Poetry aside, it’s these beautiful paintings that will inspire a love of trees.

TREES

The artwork is the star of this poetic tribute to trees.

Lush paintings, dense with color, texture, and light, illustrate a simple poem extolling trees. Each spread illuminates a short verse centering on a single idea, such as, “Trees love sky” (a single maple rises into the sky); “Trees love clouds” (viewers look directly up through a redwood canopy to clouds above); “Some trees bloom” (butterflies alight on apple blossoms); or “Some trees are old” (a gnarled bristlecone pine stands sentinel on a ledge). Bozic uses acrylic paints directly on wooden panels, and the wood grains that show through give each illustration added dimension and texture, especially when the paint is thin or absent entirely.
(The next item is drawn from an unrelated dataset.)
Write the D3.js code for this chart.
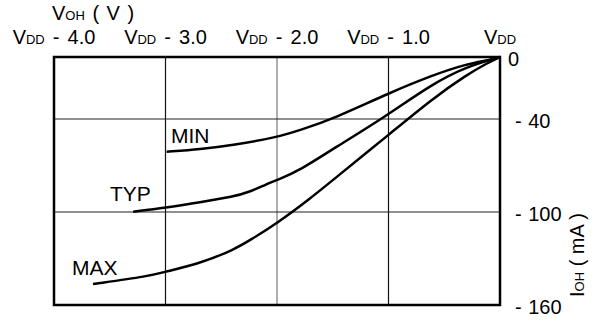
<!DOCTYPE html>
<html><head><meta charset="utf-8">
<script src="https://cdn.jsdelivr.net/npm/d3@7"></script>
<style>body{margin:0;background:#fff}svg{display:block}text{font-family:"Liberation Sans",Arial,sans-serif;fill:#000}</style>
</head><body><svg id="c" width="598" height="320"></svg>
<script>
const xTicks = [-4, -3, -2, -1, 0];
const xTickLabels = ["- 4.0", "- 3.0", "- 2.0", "- 1.0", ""];
const yTicks = [0, -40, -100, -160];
const yTickLabels = ["0", "- 40", "- 100", "- 160"];
const minV = [-2.99, -2.69, -2.39, -2.0, -1.79, -1.5, -1.0, -0.6, -0.3, -0.09, 0];
const minI = [-61.1, -59.5, -56.8, -51.8, -47.1, -40.0, -23.4, -11.6, -4.5, -1.9, 0];
const typV = [-3.29, -3.0, -2.69, -2.39, -2.24, -2.09, -2.0, -1.79, -1.49, -1.05, -0.6, -0.3, 0];
const typI = [-99.8, -97.2, -93.7, -90.1, -86.9, -81.9, -79.4, -72.9, -58.9, -39.5, -17.0, -6.3, 0];
const maxV = [-3.65, -3.14, -3.0, -2.69, -2.39, -2.24, -2.0, -1.7, -1.5, -1.0, -0.6, -0.3, -0.12, 0];
const maxI = [-146.5, -141.3, -138.5, -133.1, -124.5, -118.1, -107.3, -91.2, -79.4, -50.3, -26.6, -11.6, -4.1, 0];
const seriesNames = ["MIN", "TYP", "MAX"];

const svg = d3.select("#c");
const L = 54, R = 500, T = 57, B = 305;
const x = d3.scaleLinear().domain([-4, 0]).range([L, R]);
const y = d3.scaleLinear().domain([0, -160]).range([T, B]);

// grid
svg.append("g").selectAll("line").data([-3, -2, -1]).join("line")
  .attr("x1", d => x(d)).attr("x2", d => x(d)).attr("y1", T).attr("y2", B)
  .attr("stroke", d => d === -2 ? "#777" : "#111").attr("stroke-width", 1.2);
svg.append("g").selectAll("line").data([-40, -100]).join("line")
  .attr("y1", d => y(d)).attr("y2", d => y(d)).attr("x1", L).attr("x2", R)
  .attr("stroke", "#222").attr("stroke-width", 1.2);

// curves
const series = [
  {name: seriesNames[0], v: minV, i: minI, lx: 171, ly: 143},
  {name: seriesNames[1], v: typV, i: typI, lx: 110, ly: 201},
  {name: seriesNames[2], v: maxV, i: maxI, lx: 72, ly: 275}
];
const line = d3.line().x(d => x(d[0])).y(d => y(d[1])).curve(d3.curveBasis);
svg.append("g").selectAll("path").data(series).join("path")
  .attr("d", s => line(s.v.map((v, k) => [v, s.i[k]])))
  .attr("fill", "none").attr("stroke", "#000").attr("stroke-width", 2.5);
svg.append("g").selectAll("text").data(series).join("text")
  .attr("x", s => s.lx).attr("y", s => s.ly).attr("font-size", 21).text(s => s.name);

// frame
svg.append("rect").attr("x", L).attr("y", T).attr("width", R - L).attr("height", B - T)
  .attr("fill", "none").attr("stroke", "#000").attr("stroke-width", 2.5);

// x tick labels (top)
const xt = svg.append("g").selectAll("text").data(xTicks).join("text")
  .attr("x", d => x(d)).attr("y", 44).attr("text-anchor", "middle")
  .attr("font-size", 20).attr("word-spacing", 2.5).attr("xml:space", "preserve");
xt.append("tspan").text("V");
xt.append("tspan").attr("font-size", 13).text("DD");
xt.append("tspan").text((d, k) => xTickLabels[k] ? " " + xTickLabels[k] : "");

// x axis title
const xtitle = svg.append("text").attr("x", 52).attr("y", 20).attr("font-size", 20)
  .attr("word-spacing", 2).attr("xml:space", "preserve");
xtitle.append("tspan").text("V");
xtitle.append("tspan").attr("font-size", 13).text("OH");
xtitle.append("tspan").text(" ( V )");

// y tick labels (right)
svg.append("g").selectAll("text").data(yTicks).join("text")
  .attr("x", (d, k) => k === 0 ? 508 : 515).attr("y", d => y(d) + 8.5)
  .attr("font-size", 20).attr("word-spacing", 1).attr("xml:space", "preserve")
  .text((d, k) => yTickLabels[k]);

// y axis title
const yt = svg.append("text").attr("transform", "translate(584,255) rotate(-90)")
  .attr("text-anchor", "middle").attr("font-size", 20).attr("xml:space", "preserve");
yt.append("tspan").text("I");
yt.append("tspan").attr("font-size", 13).text("OH");
yt.append("tspan").text(" ( mA )");
</script></body></html>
The effect is enchanting, and the intricately detailed illustrations will catch the attention of sophisticated readers. However, the masterful technique serves Johnston’s simple text (suitable for very young children) at face value, missing the opportunity to create a rich dialogue between poem and art. Still, the book is a visual wonder. Each page is independent of the others with no narrative, though the characteristics of trees that are highlighted move gently and logically from the natural world to the human interaction within it. Backmatter includes the names of all the trees depicted as well as a list of conservation organizations and further reading. (This book was reviewed digitally.)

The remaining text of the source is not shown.